* [Goal]: Begin with the first line of the material and write out each line exactly, ending with the line that contains "const rightRange = [-2000000, 16000000, 2000000];". Pictures are not part of the copy.

╔══

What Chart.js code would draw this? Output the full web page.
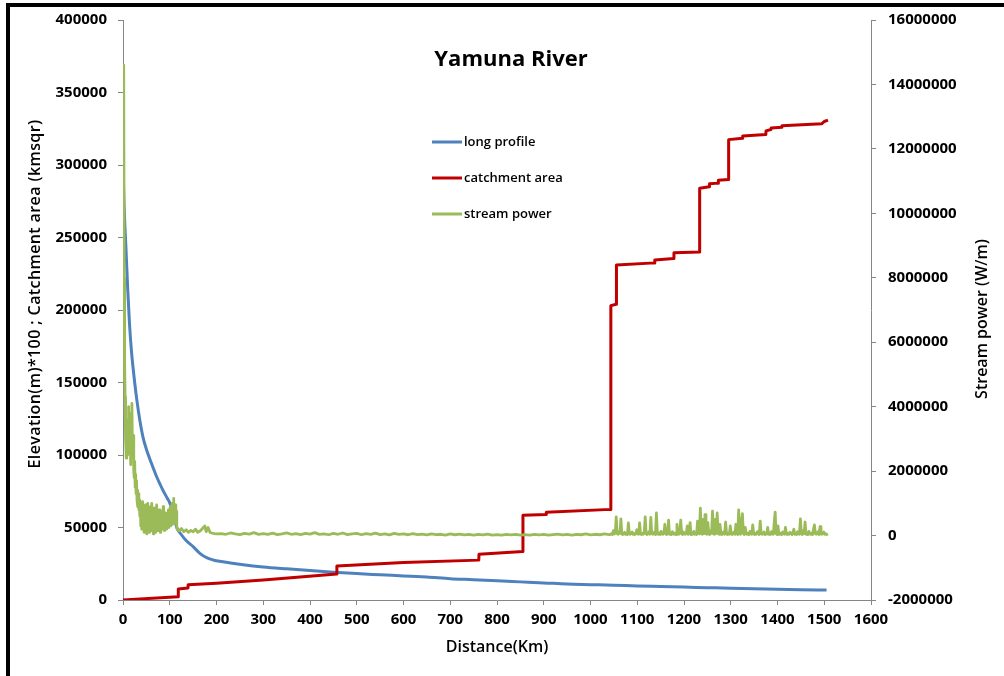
<!DOCTYPE html>
<html>
<head>
<meta charset="utf-8">
<title>Yamuna River</title>
<script src="https://cdn.jsdelivr.net/npm/chart.js@4.4.1/dist/chart.umd.min.js"></script>
<style>
  html, body { margin: 0; padding: 0; background: #fff; overflow: hidden; }
  #wrap { position: relative; width: 1004px; height: 676px; }
  #frame { position: absolute; left: 6px; top: 3px; width: 1200px; height: 900px;
           border-top: 4px solid #000; border-left: 4px solid #000; }
  #c { position: absolute; left: 0; top: 0; }
</style>
</head>
<body>
<div id="wrap">
  <div id="frame"></div>
  <canvas id="c" width="1004" height="676"></canvas>
</div>
<script>
// Axis ranges
const distanceRange = [0, 1600, 100];
const leftRange = [0, 400000, 50000];
const rightRange = [-2000000, 16000000, 2000000];

// Long profile: [distance km, elevation m * 100]
const profile = [
  [0, 300000], [2, 275000], [4, 258000], [6, 245000], [10, 215000], [14, 190000],
  [18, 172000], [25, 150000], [30, 137000], [36, 124000], [43, 112000], [50, 104000],
  [60, 95000], [72, 85000], [85, 76000], [95, 70000], [100, 67000], [108, 59000],
  [115, 50000], [125, 45000], [135, 41000], [150, 36800], [165, 32000], [180, 29000],
  [193, 27600], [210, 26500], [230, 25500], [257, 24300], [300, 22800], [350, 21500],
  [400, 20300], [450, 19200], [500, 18200], [550, 17400], [600, 16600], [650, 15800],
  [700, 14700], [750, 14000], [800, 13200], [850, 12500], [900, 11800], [950, 11000],
  [1000, 10600], [1050, 10200], [1100, 9700], [1150, 9300], [1200, 8900], [1250, 8500],
  [1300, 8100], [1350, 7800], [1400, 7400], [1450, 7100], [1505, 6900]
];

// Catchment area: [distance km, area km²]
const catchment = [
  [0, 0], [118, 2300], [118.3, 7600], [139, 8300], [139.3, 10500], [200, 11500],
  [300, 13800], [379, 15800], [457, 17900], [457.5, 23500], [600, 25800], [761, 27500],
  [761.5, 31500], [855, 33500], [855.5, 58500], [905, 59000], [905.5, 60500],
  [1043, 62500], [1043.5, 203000], [1055, 204000], [1055.5, 231000], [1137, 232500],
  [1137.5, 234500], [1178, 235500], [1178.5, 239500], [1233, 240000], [1233.5, 284000],
  [1254, 285000], [1254.5, 287000], [1273, 287500], [1273.5, 289500], [1295, 290000],
  [1295.5, 317500], [1325, 318500], [1325.5, 320000], [1375, 321000], [1375.5, 323500],
  [1386, 324500], [1386.5, 325500], [1409, 326000], [1409.5, 327000], [1495, 328500],
  [1500, 330000], [1508, 331000]
];

// Stream power: [distance km, W/m]
const streamPower = [
  [0, 9000000], [1, 12000000], [2, 14600000], [2.5, 8000000], [3, 5800000], [3.5, 4800000],
  [4, 5400000], [4.5, 4300000], [5, 3700000], [6, 3000000], [7, 2400000], [8, 3200000],
  [9, 2500000], [10, 3600000], [11, 2900000], [12, 4000000], [13, 3100000], [14, 2600000],
  [15, 3400000], [16, 2200000], [17, 3000000], [18, 3800000], [19, 4100000], [20, 2900000],
  [21, 2500000], [22, 3100000], [23, 2000000], [24, 1800000], [25, 2300000], [26, 1500000],
  [27, 1900000], [28, 1300000], [29, 1700000], [30, 1100000], [31, 1400000], [32, 900000],
  [33, 1300000], [34, 800000], [35, 1100000], [36, 600000], [37, 1000000],
  [38, 300000], [39, 900000], [40, 200000], [41, 700000], [42, 1050000], [43, 400000],
  [44, 800000], [45, 100000], [46, 600000], [47, 300000], [48, 950000], [49, 200000],
  [50, 700000], [51, 50000], [52, 500000], [53, 1000000], [54, 300000], [55, 800000],
  [56, 100000], [57, 600000], [58, 250000], [59, 900000], [60, 150000], [61, 550000],
  [62, 1000000], [63, 200000], [64, 700000], [65, 50000], [66, 450000], [67, 850000],
  [68, 300000], [69, 600000], [70, 100000], [71, 500000], [72, 950000], [73, 350000],
  [74, 700000], [75, 150000], [76, 550000], [77, 250000], [78, 800000], [79, 400000],
  [80, 100000], [81, 600000], [82, 300000], [83, 750000], [84, 200000], [85, 500000],
  [86, 900000], [87, 350000], [88, 600000], [89, 150000], [90, 450000], [91, 700000],
  [92, 300000], [93, 550000], [94, 200000], [95, 650000], [96, 350000], [97, 800000],
  [98, 250000], [99, 550000], [100, 400000], [101, 900000], [102, 300000], [103, 600000],
  [104, 450000], [105, 1000000], [106, 350000], [107, 700000], [108, 1150000], [109, 500000],
  [110, 800000], [111, 400000], [112, 950000], [113, 550000], [114, 750000], [115, 300000],
  [116, 180000], [120, 150000], [125, 220000], [130, 120000], [135, 180000], [140, 100000],
  [145, 160000], [150, 120000], [155, 200000], [160, 100000], [165, 140000], [170, 220000],
  [175, 300000], [178, 120000], [182, 250000], [186, 100000], [190, 80000], [195, 60000],
  [200, 50000], [210, 60000], [220, 40000], [230, 80000], [240, 50000], [250, 30000],
  [260, 70000], [270, 45000], [280, 90000], [290, 35000], [300, 60000], [310, 40000],
  [320, 75000], [330, 30000], [340, 55000], [350, 85000], [360, 40000], [370, 60000],
  [380, 30000], [390, 70000], [400, 45000], [410, 90000], [420, 35000], [430, 55000],
  [440, 25000], [450, 65000], [460, 40000], [470, 80000], [480, 30000], [490, 50000],
  [500, 70000], [510, 25000], [520, 60000], [530, 40000], [540, 75000], [550, 30000],
  [560, 55000], [570, 20000], [580, 65000], [590, 35000], [600, 50000], [610, 25000],
  [620, 60000], [630, 30000], [640, 45000], [650, 20000], [660, 55000], [670, 30000],
  [680, 40000], [690, 15000], [700, 50000], [710, 25000], [720, 45000], [730, 20000],
  [740, 40000], [750, 15000], [760, 35000], [770, 20000], [780, 45000], [790, 15000],
  [800, 30000], [810, 10000], [820, 35000], [830, 20000], [840, 40000], [850, 15000],
  [860, 30000], [870, 10000], [880, 35000], [890, 20000], [900, 40000], [910, 15000],
  [920, 30000], [930, 45000], [940, 20000], [950, 40000], [960, 15000], [970, 35000],
  [980, 25000], [990, 50000], [1000, 20000], [1010, 40000], [1020, 25000], [1030, 50000],
  [1040, 30000],
  [1043, 40000], [1045, 60000], [1047, 30000], [1049, 150000], [1051, 50000], [1053, 80000],
  [1055, 580000], [1057, 60000], [1059, 40000], [1061, 120000], [1063, 70000], [1065, 520000],
  [1067, 50000], [1069, 30000], [1071, 60000], [1073, 100000], [1075, 40000], [1077, 70000],
  [1079, 30000], [1081, 390000], [1083, 60000], [1085, 40000], [1087, 80000], [1089, 110000],
  [1091, 40000], [1093, 60000], [1095, 30000], [1097, 70000], [1099, 180000], [1101, 50000],
  [1103, 40000], [1105, 390000], [1107, 60000], [1109, 30000], [1111, 70000], [1113, 40000],
  [1115, 90000], [1117, 580000], [1119, 50000], [1121, 30000], [1123, 60000], [1125, 120000],
  [1127, 40000], [1129, 560000], [1131, 70000], [1133, 40000], [1135, 60000], [1137, 110000],
  [1139, 30000], [1141, 700000], [1143, 60000], [1145, 40000], [1147, 80000], [1149, 30000],
  [1151, 130000], [1153, 60000], [1155, 40000], [1157, 70000], [1159, 350000], [1161, 50000],
  [1163, 30000], [1165, 60000], [1167, 480000], [1169, 40000], [1171, 70000], [1173, 30000],
  [1175, 120000], [1177, 60000], [1179, 40000], [1181, 80000], [1183, 30000], [1185, 350000],
  [1187, 50000], [1189, 40000], [1191, 70000], [1193, 480000], [1195, 60000], [1197, 30000],
  [1199, 110000], [1201, 50000], [1203, 40000], [1205, 70000], [1207, 300000], [1209, 40000],
  [1211, 60000], [1213, 400000], [1215, 30000], [1217, 70000], [1219, 50000], [1221, 130000],
  [1223, 40000], [1225, 60000], [1227, 30000], [1229, 450000], [1231, 70000], [1233, 50000],
  [1235, 850000], [1237, 80000], [1239, 40000], [1241, 500000], [1243, 60000], [1245, 650000],
  [1247, 70000], [1249, 40000], [1251, 400000], [1253, 60000], [1255, 30000], [1257, 150000],
  [1259, 70000], [1261, 760000], [1263, 50000], [1265, 40000], [1267, 500000], [1269, 60000],
  [1271, 700000], [1273, 80000], [1275, 40000], [1277, 350000], [1279, 60000], [1281, 30000],
  [1283, 70000], [1285, 120000], [1287, 40000], [1289, 420000], [1291, 60000], [1293, 30000],
  [1295, 70000], [1297, 40000], [1299, 300000], [1301, 60000], [1303, 30000], [1305, 70000],
  [1307, 110000], [1309, 40000], [1311, 350000], [1313, 60000], [1315, 30000], [1317, 800000],
  [1319, 70000], [1321, 40000], [1323, 450000], [1325, 680000], [1327, 60000], [1329, 30000],
  [1331, 250000], [1333, 60000], [1335, 40000], [1337, 70000], [1339, 30000], [1341, 130000],
  [1343, 60000], [1345, 40000], [1347, 330000], [1349, 60000], [1351, 30000], [1353, 70000],
  [1355, 40000], [1357, 120000], [1359, 60000], [1361, 30000], [1363, 450000], [1365, 70000],
  [1367, 40000], [1369, 60000], [1371, 110000], [1373, 30000], [1375, 70000], [1377, 50000],
  [1379, 250000], [1381, 40000], [1383, 60000], [1385, 30000], [1387, 120000], [1389, 60000],
  [1391, 40000], [1393, 400000], [1395, 730000], [1397, 60000], [1399, 30000], [1401, 300000],
  [1403, 60000], [1405, 40000], [1407, 70000], [1409, 30000], [1411, 110000], [1413, 50000],
  [1415, 40000], [1417, 250000], [1419, 60000], [1421, 30000], [1423, 70000], [1425, 40000],
  [1427, 100000], [1429, 60000], [1431, 30000], [1433, 70000], [1435, 200000], [1437, 40000],
  [1439, 60000], [1441, 30000], [1443, 120000], [1445, 60000], [1447, 40000], [1449, 520000],
  [1451, 60000], [1453, 30000], [1455, 150000], [1457, 60000], [1459, 420000], [1461, 40000],
  [1463, 70000], [1465, 30000], [1467, 130000], [1469, 60000], [1471, 40000], [1473, 70000],
  [1475, 30000], [1477, 200000], [1479, 330000], [1481, 60000], [1483, 40000], [1485, 70000],
  [1487, 120000], [1489, 30000], [1491, 280000], [1493, 60000], [1495, 40000], [1497, 70000],
  [1499, 110000], [1501, 40000], [1503, 60000], [1505, 30000], [1508, 50000]
];

const seriesNames = ['long profile', 'catchment area', 'stream power'];
const seriesColors = ['#4F81BD', '#C00000', '#9BBB59'];
const chartTitle = 'Yamuna River';
const axisTitles = {
  x: 'Distance(Km)',
  left: 'Elevation(m)*100 ; Catchment area (kmsqr)',
  right: 'Stream power (W/m)'
};

const toPoints = arr => arr.map(p => ({ x: p[0], y: p[1] }));

Chart.defaults.font.family = "'Open Sans', sans-serif";
Chart.defaults.color = '#000';

const AXIS_GREY = '#868686';
const tickFont = { family: "'Open Sans', sans-serif", size: 15, weight: 'bold' };
const titleFont = { family: "'Open Sans', sans-serif", size: 16, weight: '600' };

// Chart title, legend and the two vertical axis titles, drawn on top of the chart
const overlayPlugin = {
  id: 'overlay',
  afterDraw(chart) {
    const ctx = chart.ctx;
    ctx.save();
    ctx.fillStyle = '#000';
    ctx.font = "bold 22px 'Open Sans', sans-serif";
    ctx.textAlign = 'center';
    ctx.textBaseline = 'middle';
    ctx.fillText(chartTitle, 511, 60);

    // Vertical titles, both reading bottom to top
    ctx.font = "600 16px 'Open Sans', sans-serif";
    ctx.save();
    ctx.translate(35, 294);
    ctx.rotate(-Math.PI / 2);
    ctx.letterSpacing = '0.4px';
    ctx.fillText(axisTitles.left, 0, 0);
    ctx.restore();
    ctx.save();
    ctx.translate(982, 319);
    ctx.rotate(-Math.PI / 2);
    ctx.fillText(axisTitles.right, 0, 0);
    ctx.restore();

    ctx.font = "600 13px 'Open Sans', sans-serif";
    ctx.textAlign = 'left';
    chart.data.datasets.forEach((ds, i) => {
      const y = 142 + i * 36;
      ctx.strokeStyle = ds.borderColor;
      ctx.lineWidth = 3;
      ctx.beginPath();
      ctx.moveTo(432, y);
      ctx.lineTo(462, y);
      ctx.stroke();
      ctx.fillStyle = '#000';
      ctx.fillText(ds.label, 464, y);
    });
    ctx.restore();
  }
};

function fixWidth(w) {
  return scale => { scale.width = w; scale.paddingTop = 0; scale.paddingBottom = 0; };
}

const plainNumber = v => String(v);

new Chart(document.getElementById('c'), {
  type: 'line',
  data: {
    datasets: [
      { label: seriesNames[0], data: toPoints(profile), borderColor: seriesColors[0],
        borderWidth: 3, pointRadius: 0, yAxisID: 'y', order: 2, cubicInterpolationMode: 'monotone',
        borderJoinStyle: 'round' },
      { label: seriesNames[1], data: toPoints(catchment), borderColor: seriesColors[1],
        borderWidth: 3, pointRadius: 0, yAxisID: 'y', order: 1, borderJoinStyle: 'round' },
      { label: seriesNames[2], data: toPoints(streamPower), borderColor: seriesColors[2],
        borderWidth: 2.8, pointRadius: 0, yAxisID: 'y1', order: 0, borderJoinStyle: 'round' }
    ]
  },
  options: {
    responsive: false,
    animation: false,
    events: [],
    layout: { padding: { top: 20, left: 0, right: 0, bottom: 0 } },
    scales: {
      x: {
        type: 'linear',
        min: distanceRange[0], max: distanceRange[1],
        grid: { drawOnChartArea: false, drawTicks: true, tickLength: 5, tickColor: AXIS_GREY },
        border: { color: AXIS_GREY, width: 1 },
        ticks: { stepSize: distanceRange[2], font: tickFont, color: '#000', padding: 6,
                 maxRotation: 0, autoSkip: false, callback: plainNumber },
        title: { display: true, text: axisTitles.x, font: titleFont, color: '#000',
                 padding: { top: 0, bottom: 19 } },
        afterFit: scale => { scale.height = 76; scale.paddingLeft = 0; scale.paddingRight = 0; }
      },
      y: {
        position: 'left',
        min: leftRange[0], max: leftRange[1],
        grid: { drawOnChartArea: false, drawTicks: true, tickLength: 5, tickColor: AXIS_GREY },
        border: { color: AXIS_GREY, width: 1 },
        ticks: { stepSize: leftRange[2], font: tickFont, color: '#000', padding: 11,
                 callback: plainNumber },
        afterFit: fixWidth(123)
      },
      y1: {
        position: 'right',
        min: rightRange[0], max: rightRange[1],
        grid: { drawOnChartArea: false, drawTicks: true, tickLength: 5, tickColor: AXIS_GREY },
        border: { color: AXIS_GREY, width: 1 },
        ticks: { stepSize: rightRange[2], font: tickFont, color: '#000', padding: 12,
                 callback: plainNumber },
        afterFit: fixWidth(133)
      }
    },
    plugins: {
      legend: { display: false },
      title: { display: false },
      tooltip: { enabled: false }
    }
  },
  plugins: [overlayPlugin]
});
</script>
</body>
</html>
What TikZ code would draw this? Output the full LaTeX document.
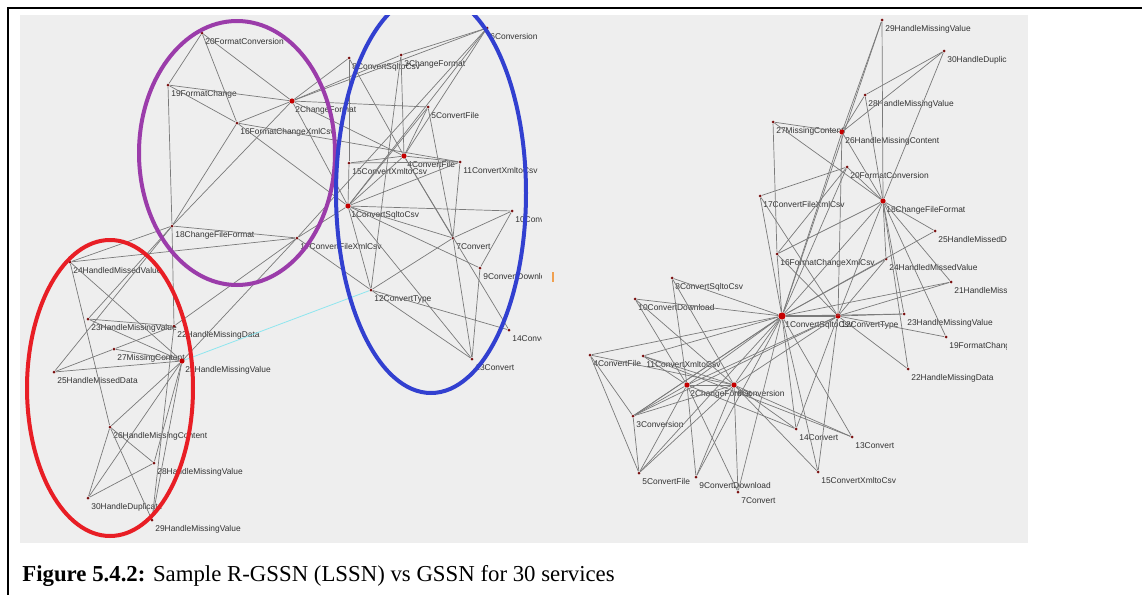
\documentclass[tikz,border=0pt]{standalone}
\usepackage{fontspec}
\setmainfont{Liberation Serif}
\newfontfamily\lblfont{Liberation Sans}
\definecolor{panel}{HTML}{EEEEEE}
\definecolor{edgegray}{HTML}{7A7A7A}
\definecolor{dotred}{HTML}{7A1010}
\definecolor{hubred}{HTML}{C40000}
\definecolor{lbltext}{HTML}{333333}
\definecolor{ringpurple}{HTML}{9B3CAA}
\definecolor{ringblue}{HTML}{3240D0}
\definecolor{ringred}{HTML}{E81E25}
\definecolor{linkcyan}{HTML}{8EE6EE}
\definecolor{tickorange}{HTML}{F0A050}
% one service: dot node plus its label below right
\newcommand\svc[5]{%
  \node[#1] (#2) at (#3,#4) {};
  \node[lbl] (#2-t) at (#3+3,#4+5) {#5};}
\begin{document}
\begin{tikzpicture}[x=0.5pt,y=-0.5pt,
  dot/.style={circle,fill=dotred,inner sep=0pt,minimum size=1.5pt},
  hub/.style={circle,fill=hubred,inner sep=0pt,minimum size=2.6pt},
  bighub/.style={circle,fill=hubred,inner sep=0pt,minimum size=3.6pt},
  lbl/.style={anchor=north west,inner sep=0pt,text=lbltext,
    font=\lblfont\fontsize{4.2}{4.2}\selectfont},
  edge/.style={draw=edgegray,line width=0.35pt},
  ring/.style={line width=2pt}]
\useasboundingbox (0,0) rectangle (1142,595);
% page frame
\draw[line width=0.8pt] (8,595) -- (8,8) -- (1142,8);
% grey canvas
\fill[panel] (20,15) rectangle (1028,543);

% ---------------- left network (R-GSSN) ----------------
\begin{scope}
\clip (20,15) rectangle (541,543);
\svc{dot}{a20}{202}{33}{20FormatConversion}
\svc{dot}{a19}{168}{85}{19FormatChange}
\svc{hub}{a2}{292}{101}{2ChangeFormat}
\svc{dot}{a16}{237}{123}{16FormatChangeXmlCsv}
\svc{dot}{a18}{172}{226}{18ChangeFileFormat}
\svc{dot}{a17}{297}{238}{17ConvertFileXmlCsv}
\svc{dot}{a8}{349}{58}{8ConvertSqltoCsv}
\svc{dot}{a3}{401}{55}{3ChangeFormat}
\svc{dot}{a6}{487}{28}{6Conversion}
\svc{dot}{a5}{428}{107}{5ConvertFile}
\svc{hub}{a4}{404}{156}{4ConvertFile}
\svc{dot}{a15}{349}{163}{15ConvertXmltoCsv}
\svc{dot}{a11}{460}{162}{11ConvertXmltoCsv}
\svc{hub}{a1}{348}{206}{1ConvertSqltoCsv}
\svc{dot}{a10}{512}{211}{10ConvertDownload}
\svc{dot}{a7}{453}{238}{7Convert}
\svc{dot}{a9}{480}{268}{9ConvertDownload}
\svc{dot}{a12}{371}{290}{12ConvertType}
\svc{dot}{a14}{509}{330}{14Convert}
\svc{dot}{a13}{472}{359}{13Convert}
\svc{dot}{a24}{70}{262}{24HandledMissedValue}
\svc{dot}{a23}{88}{319}{23HandleMissingValue}
\svc{dot}{a22}{174}{326}{22HandleMissingData}
\svc{dot}{a27}{114}{349}{27MissingContent}
\svc{hub}{a21}{182}{361}{21HandleMissingValue}
\svc{dot}{a25}{54}{372}{25HandleMissedData}
\svc{dot}{a26}{110}{427}{26HandleMissingContent}
\svc{dot}{a28}{154}{463}{28HandleMissingValue}
\svc{dot}{a30}{88}{498}{30HandleDuplicate}
\svc{dot}{a29}{152}{520}{29HandleMissingValue}
\foreach \u/\v in {a20/a19,a20/a16,a20/a2,a19/a2,a19/a16,a19/a18,
  a16/a2,a16/a18,a16/a1,a16/a11,a2/a18,a2/a8,a2/a3,a2/a6,a2/a5,a2/a4,a2/a1,
  a6/a3,a6/a4,a6/a1,a6/a17,a8/a15,a8/a4,a3/a4,a3/a12,a5/a4,a5/a7,a5/a1,
  a4/a15,a4/a11,a4/a7,a4/a14,a4/a1,a15/a11,a15/a1,a11/a7,a11/a1,
  a1/a10,a1/a7,a1/a9,a1/a12,a1/a17,a1/a13,a10/a7,a10/a9,a7/a12,a7/a13,
  a12/a14,a12/a13,a12/a17,a9/a13,a17/a18,a17/a22,a17/a21,a17/a24,
  a18/a24,a18/a22,a18/a23,a18/a25,a24/a21,a24/a26,a23/a22,a23/a21,
  a22/a27,a22/a29,a27/a21,a27/a25,a25/a21,a21/a26,a21/a28,a21/a29,a21/a30,
  a26/a28,a26/a29,a26/a30,a28/a30}
  \draw[edge] (\u) -- (\v);
\draw[draw=linkcyan,line width=0.4pt] (a21) -- (a12);
\end{scope}
\draw[tickorange,line width=0.6pt] (553,272) -- (553,282);

% service groups
\begin{scope}
\clip (20,15) rectangle (1028,543);
\draw[ring,ringpurple] (237,153) ellipse [x radius=98, y radius=132];
\draw[ring,ringblue] (431,193) ellipse [x radius=95, y radius=200];
\draw[ring,ringred] (110,388) ellipse [x radius=83, y radius=148];
\end{scope}

% ---------------- right network (GSSN) ----------------
\begin{scope}
\clip (560,15) rectangle (1006,543);
\svc{dot}{b29}{882}{20}{29HandleMissingValue}
\svc{dot}{b30}{944}{51}{30HandleDuplicate}
\svc{dot}{b28}{865}{95}{28HandleMissingValue}
\svc{dot}{b27}{773}{122}{27MissingContent}
\svc{hub}{b26}{842}{132}{26HandleMissingContent}
\svc{dot}{b20}{847}{167}{20FormatConversion}
\svc{dot}{b17}{760}{196}{17ConvertFileXmlCsv}
\svc{hub}{b18}{883}{201}{18ChangeFileFormat}
\svc{dot}{b25}{935}{231}{25HandleMissedData}
\svc{dot}{b16}{777}{254}{16FormatChangeXmlCsv}
\svc{dot}{b24}{886}{259}{24HandledMissedValue}
\svc{dot}{b8}{672}{278}{8ConvertSqltoCsv}
\svc{dot}{b21}{951}{282}{21HandleMissingValue}
\svc{dot}{b10}{635}{299}{10ConvertDownload}
\svc{bighub}{b1}{782}{316}{1ConvertSqltoCsv}
\svc{hub}{b12}{838}{316}{12ConvertType}
\svc{dot}{b23}{904}{314}{23HandleMissingValue}
\svc{dot}{b19}{946}{337}{19FormatChange}
\svc{dot}{b4}{590}{355}{4ConvertFile}
\svc{dot}{b11}{643}{356}{11ConvertXmltoCsv}
\svc{dot}{b22}{908}{369}{22HandleMissingData}
\svc{hub}{b2}{687}{385}{2ChangeFormat}
\svc{hub}{b6}{734}{385}{6Conversion}
\svc{dot}{b3}{633}{416}{3Conversion}
\svc{dot}{b14}{796}{429}{14Convert}
\svc{dot}{b13}{852}{437}{13Convert}
\svc{dot}{b5}{639}{473}{5ConvertFile}
\svc{dot}{b9}{696}{477}{9ConvertDownload}
\svc{dot}{b7}{738}{492}{7Convert}
\svc{dot}{b15}{818}{472}{15ConvertXmltoCsv}
\foreach \u/\v in {b1/b8,b1/b10,b1/b4,b1/b11,b1/b2,b1/b6,b1/b3,b1/b5,b1/b9,
  b1/b7,b1/b14,b1/b13,b1/b15,b1/b16,b1/b17,b1/b18,b1/b20,b1/b26,
  b1/b24,b1/b25,b1/b21,b1/b23,b1/b29,
  b12/b18,b12/b24,b12/b21,b12/b23,b12/b19,b12/b22,b12/b14,b12/b15,
  b12/b16,b12/b2,b12/b3,b12/b26,b12/b17,b12/b6,
  b18/b29,b18/b30,b18/b28,b18/b26,b18/b20,b18/b25,b18/b24,b18/b27,
  b18/b23,b18/b22,b18/b21,b18/b16,b18/b19,
  b26/b29,b26/b28,b26/b30,b26/b27,b28/b30,b27/b16,b17/b20,b16/b20,
  b8/b2,b8/b6,b10/b2,b10/b6,b4/b3,b4/b6,b4/b5,b11/b2,b11/b6,b11/b13,
  b2/b6,b2/b3,b2/b5,b2/b9,b2/b7,b2/b14,b6/b3,b6/b5,b6/b9,b6/b7,b6/b14,
  b6/b15,b6/b13,b3/b5,b3/b1}
  \draw[edge] (\u) -- (\v);
\draw[edge,line width=0.8pt] (b1) -- (b12);
\end{scope}

% caption
\node[anchor=base west,inner sep=0pt,font=\fontsize{11.4}{13}\selectfont]
  (cap) at (22,581) {\textbf{Figure 5.4.2:} Sample R-GSSN (LSSN) vs GSSN for 30 services};
\end{tikzpicture}
\end{document}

╚══

* [Answer below]:
What Chart.js code would draw this? Output the full web page.
<!DOCTYPE html>
<html>
<head>
<meta charset="utf-8">
<title>Yamuna River</title>
<script src="https://cdn.jsdelivr.net/npm/chart.js@4.4.1/dist/chart.umd.min.js"></script>
<style>
  html, body { margin: 0; padding: 0; background: #fff; overflow: hidden; }
  #wrap { position: relative; width: 1004px; height: 676px; }
  #frame { position: absolute; left: 6px; top: 3px; width: 1200px; height: 900px;
           border-top: 4px solid #000; border-left: 4px solid #000; }
  #c { position: absolute; left: 0; top: 0; }
</style>
</head>
<body>
<div id="wrap">
  <div id="frame"></div>
  <canvas id="c" width="1004" height="676"></canvas>
</div>
<script>
// Axis ranges
const distanceRange = [0, 1600, 100];
const leftRange = [0, 400000, 50000];
const rightRange = [-2000000, 16000000, 2000000];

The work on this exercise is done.